Among the very few historical lapses may be noted a reference to a monk from Chertsey being sent to Rome in 1198 “as the events of the First Crusade and the siege of Antioch were unfolding” (pp. 110–12). Elsewhere (p. 136, pl. 53), the emperor Conrad III's felling of a Turk with a single sword blow in 1148 is mistakenly located at the siege of Ascalon (1153) instead of Damascus (William of Tyre, Chronicon, 17.4, cf. 17.21–30). Some points of interpretation may also be questioned. The mounted archer making a Parthian shot in fig. 15 appears from his dress to be more classical or oriental than medieval European in character (pp. 44–9). The tile text MORS / CRI / ACCI/DIT does not mean “The death of the enemy comes to pass”, although it could possibly represent Mors C(h)r(st)i accidit (cf.
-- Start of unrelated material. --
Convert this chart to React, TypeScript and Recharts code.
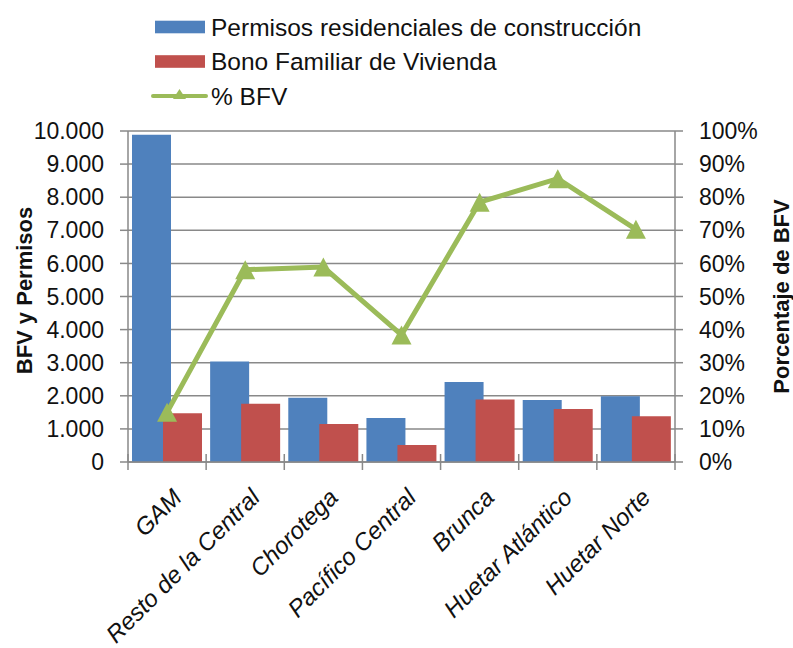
import React from 'react';
import { ComposedChart, Bar, Line, XAxis, YAxis, CartesianGrid, Legend } from 'recharts';

const categories = ['GAM', 'Resto de la Central', 'Chorotega', 'Pacífico Central', 'Brunca', 'Huetar Atlántico', 'Huetar Norte'];
const permisos = [9890, 3040, 1940, 1330, 2420, 1870, 1985];
const bono = [1470, 1760, 1150, 510, 1890, 1600, 1380];
const pctBFV = [0.15, 0.581, 0.589, 0.384, 0.785, 0.856, 0.703];
const leftTicks = [0, 1000, 2000, 3000, 4000, 5000, 6000, 7000, 8000, 9000, 10000];
const rightTicks = [0, 0.1, 0.2, 0.3, 0.4, 0.5, 0.6, 0.7, 0.8, 0.9, 1];
const legendOrder = ['permisos', 'bono', 'pct'];

const data = categories.map((name, i) => ({ name, permisos: permisos[i], bono: bono[i], pct: pctBFV[i] }));

const FONT = "'Liberation Sans', Arial, sans-serif";
const AXIS = '#898989';
const TEXT = '#111111';
const BLUE = '#4F81BD';
const RED = '#C0504D';
const GREEN = '#9BBB59';

const fmtThousands = (v: number) => String(v).replace(/\B(?=(\d{3})+(?!\d))/g, '.');
const fmtPct = (v: number) => `${Math.round(v * 100)}%`;

const Triangle = (props: any) => {
  const { cx, cy } = props;
  if (cx == null || cy == null) return null;
  return <polygon points={`${cx},${cy - 9.5} ${cx + 10},${cy + 9.5} ${cx - 10},${cy + 9.5}`} fill={GREEN} />;
};

const XTick = (props: any) => {
  const { x, y, payload, index } = props;
  const half = payload && payload.offset ? payload.offset : 547 / 7 / 2;
  const tx = x + 16;
  const ty = y + 37;
  return (
    <g>
      <line x1={x - half} x2={x - half} y1={y - 8} y2={y + 8} stroke={AXIS} strokeWidth={1.5} />
      {index === categories.length - 1 && (
        <line x1={x + half} x2={x + half} y1={y - 8} y2={y + 8} stroke={AXIS} strokeWidth={1.5} />
      )}
      <text
        x={tx}
        y={ty}
        transform={`rotate(-45 ${tx} ${ty})`}
        textAnchor="end"
        fontStyle="italic"
        fontSize={24}
        fontFamily={FONT}
        fill={TEXT}
      >
        {payload.value}
      </text>
    </g>
  );
};

const LegendContent = (props: any) => {
  const payload = [...(props.payload || [])].sort(
    (a: any, b: any) => legendOrder.indexOf(a.dataKey) - legendOrder.indexOf(b.dataKey)
  );
  return (
    <svg width={720} height={115} style={{ display: 'block' }}>
      {payload.map((p: any, i: number) => {
        const cy = 27 + 34.5 * i;
        const isLine = p.dataKey === 'pct';
        return (
          <g key={i}>
            {isLine ? (
              <g>
                <line x1={153} x2={206} y1={cy} y2={cy} stroke={p.color} strokeWidth={4} strokeLinecap="round" />
                <polygon points={`${179.5},${cy - 7} ${186},${cy + 3} ${173},${cy + 3}`} fill={p.color} />
              </g>
            ) : (
              <rect x={155} y={cy - 6.3} width={50} height={12.6} fill={p.color} />
            )}
            <text x={211} y={cy} dominantBaseline="central" fontSize={24.5} fontFamily={FONT} fill={TEXT}>
              {p.value}
            </text>
          </g>
        );
      })}
    </svg>
  );
};

const LeftTitle = (props: any) => {
  const vb = props.viewBox || { x: 0, y: 131, width: 128, height: 331 };
  const cx = vb.x + 24;
  const cy = vb.y + vb.height / 2 - 6;
  return (
    <text
      x={cx}
      y={cy}
      transform={`rotate(-90 ${cx} ${cy})`}
      textAnchor="middle"
      dominantBaseline="central"
      fontSize={22}
      fontWeight="bold"
      fontFamily={FONT}
      fill={TEXT}
    >
      BFV y Permisos
    </text>
  );
};

const RightTitle = (props: any) => {
  const vb = props.viewBox || { x: 675, y: 131, width: 118, height: 331 };
  const cx = vb.x + 106;
  const cy = vb.y + vb.height / 2;
  return (
    <text
      x={cx}
      y={cy}
      transform={`rotate(-90 ${cx} ${cy})`}
      textAnchor="middle"
      dominantBaseline="central"
      fontSize={22}
      fontWeight="bold"
      fontFamily={FONT}
      fill={TEXT}
    >
      Porcentaje de BFV
    </text>
  );
};

export default function App() {
  return (
    <div style={{ position: 'absolute', left: 0, top: 0, width: 793, height: 648, background: '#fff' }}>
      <ComposedChart
        width={793}
        height={648}
        data={data}
        margin={{ top: 131, right: 0, bottom: 0, left: 0 }}
        barGap={-8}
        barCategoryGap={4}
      >
        <CartesianGrid yAxisId="left" horizontal vertical={false} stroke={AXIS} strokeWidth={1.5} />
        <XAxis
          dataKey="name"
          interval={0}
          height={186}
          tickSize={0}
          tickMargin={0}
          tickLine={false}
          axisLine={{ stroke: AXIS, strokeWidth: 1.5 }}
          tick={<XTick />}
        />
        <YAxis
          yAxisId="left"
          orientation="left"
          width={128}
          domain={[0, 10000]}
          ticks={leftTicks}
          interval={0}
          tickFormatter={fmtThousands}
          tickSize={8}
          tickMargin={16}
          tickLine={{ stroke: AXIS, strokeWidth: 1.5 }}
          axisLine={{ stroke: AXIS, strokeWidth: 1.5 }}
          tick={{ fill: TEXT, fontSize: 23, fontFamily: FONT }}
          label={{ content: <LeftTitle /> }}
        />
        <YAxis
          yAxisId="right"
          orientation="right"
          width={118}
          domain={[0, 1]}
          ticks={rightTicks}
          interval={0}
          tickFormatter={fmtPct}
          tickSize={8}
          tickMargin={16}
          tickLine={{ stroke: AXIS, strokeWidth: 1.5 }}
          axisLine={{ stroke: AXIS, strokeWidth: 1.5 }}
          tick={{ fill: TEXT, fontSize: 23, fontFamily: FONT }}
          label={{ content: <RightTitle /> }}
        />
        <Legend
          layout="vertical"
          align="center"
          verticalAlign="middle"
          wrapperStyle={{ position: 'absolute', left: 0, top: 0, width: 720, height: 115 }}
          content={<LegendContent />}
        />
        <Bar yAxisId="left" dataKey="permisos" name="Permisos residenciales de construcción" fill={BLUE} isAnimationActive={false} />
        <Bar yAxisId="left" dataKey="bono" name="Bono Familiar de Vivienda" fill={RED} isAnimationActive={false} />
        <Line
          yAxisId="right"
          dataKey="pct"
          name="% BFV"
          type="linear"
          stroke={GREEN}
          strokeWidth={5}
          dot={<Triangle />}
          activeDot={false}
          legendType="line"
          isAnimationActive={false}
        />
      </ComposedChart>
    </div>
  );
}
Aquinas, Summa Theologiae 3.81.4); however, two dots between the ends of the C may indicate a word break (hi]c : Ri[cardus ?), which if so would suggest that this tile fragment is misplaced (p. 63, pl. 11). The obverse inscription on the illustrated gold penny of Henry III reads HENRIC’ REX III’ (Henricus rex tertius), “King Henry the Third”, while the moneyer's name on the reverse is “William of London” (WILLEM ON LUND), not “at London” (pp. 318–19). The arms on the Limoges copper basin do not represent a Jerusalem cross but a Latin cross on a field of small crosslets. The “Jerusalem cross”, adopted by the Cypriot kings of Jerusalem in the 1280s, consisted of an equal-arm cross potent with a crosslet in each quarter, making five in all, representing the wounds of Christ (pp. 321–2). These, however, are minor quibbles, which in no way detract from the overall value of this pioneering volume.